Youth across the city marched earlier this month in Austin and other neighborhoods to put the spotlight on human trafficking.
The Chicago Park District-sponsored teen walk took place June 17th at neighborhood parks across the city; Austin Town Hall and Columbus Park were among those participating.
About a dozen youth and adults walked from the Austin Town Hall north on Central Avenue to Chicago Avenue before heading west to Parkside Avenue. The group continued south from there before returning to the town hall on Lake Street.
“We’re just trying to promote awareness of human trafficking,” said Donte Givan, a physical education instructor at Austin Town Hall. “It’s something that’s been growing in frequency, but not a lot of attention has been given to it.”
An estimated 21 million people worldwide, including 1.5 million in the United States, are trafficked each year into forced labor, according to the U.S. Department of State. Forced sexual exploitation accounts for 22 percent, or 4.5 million trafficked persons worldwide, according to the International Labour Organization, a United Nations agency.
Davonte Dudley, 14, who graduated earlier this month from Duke Ellington Elementary School, was among the Austin Town Hall participants.
“We’re protesting the violence,” said Davonte, who’ll be attending Al Raby High School in the fall. “We’d like people to know that we’re not just out here promoting the violence and gang-banging. We’re trying to make a change.”
The walk also put a focus on protecting young girls in the community, who are the most common victims of human trafficking, noted Jonathan Cooper, a physical education instructor at Austin Town Hall.
Women are trafficked at a higher number than men, according to the International Labour Organization. Worldwide, 55 percent of women compared to 45 percent of men are trafficked into forced labor worldwide each year. Ninety-eight percent of female victims are sexually exploited.
In 2015, one in five of the nearly 12,000 runaways reported to the National Center for Exploited and Missing Children were likely trafficked for sex.
“This is a big topic, especially among the young girls,” Cooper said. “We want the kids to be aware of all of the issues in our community, not just the gun violence. There are a lot of issues outside of that, too.”

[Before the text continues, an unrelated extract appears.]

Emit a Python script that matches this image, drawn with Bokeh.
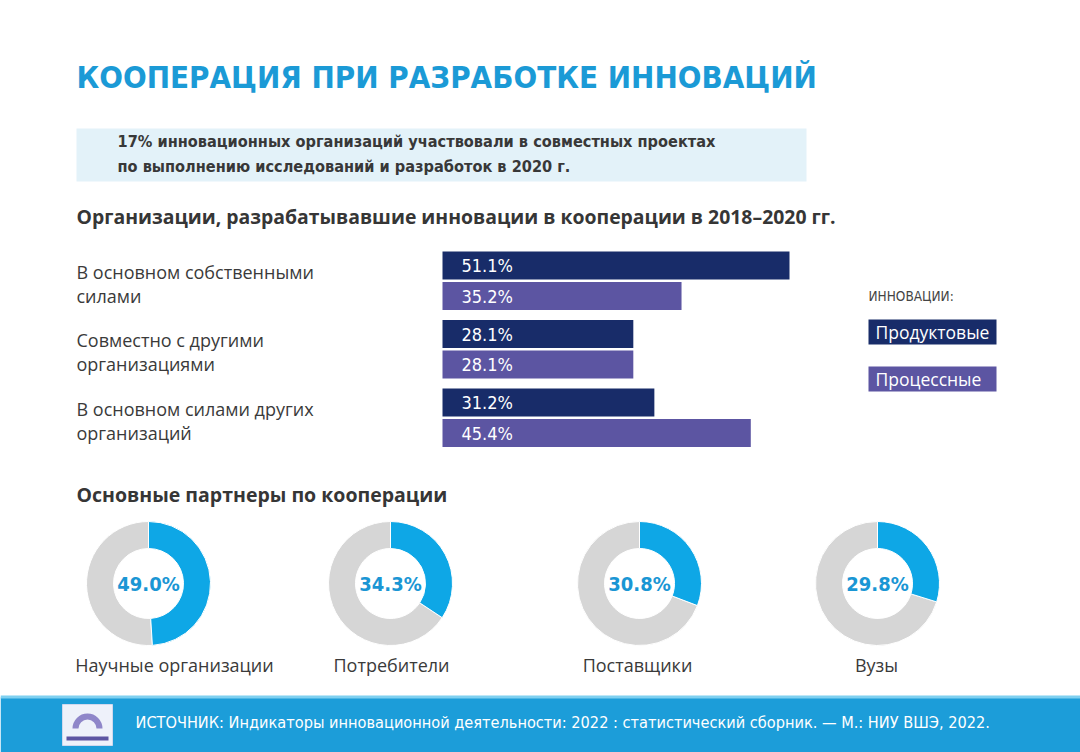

Given, an Austin native, said the town hall organized a human trafficking seminar last year where the kids really learned a lot.
“A lot of young girls are being prostituted and taken away and sometimes put in a predicament where they really can’t get out,” he said.
More young men than women participated in the walk, something Cooper and others acknowledged as a welcome sight.
“As black men, we don’t support each other as we should,” Cooper said. “We don’t encourage each other like we should. It should be self-motivation and bringing one another up.
“Like, I tell Donte that I’m grateful to have him as a mentor and, ‘I love you like a brother’ and ‘Good job’- stuff like that,” he said. “We don’t say that man to man because we think that’s making you soft and all that, but that’s not the case.”
Dudley added, “We’re trying to change people’s idea about black males.”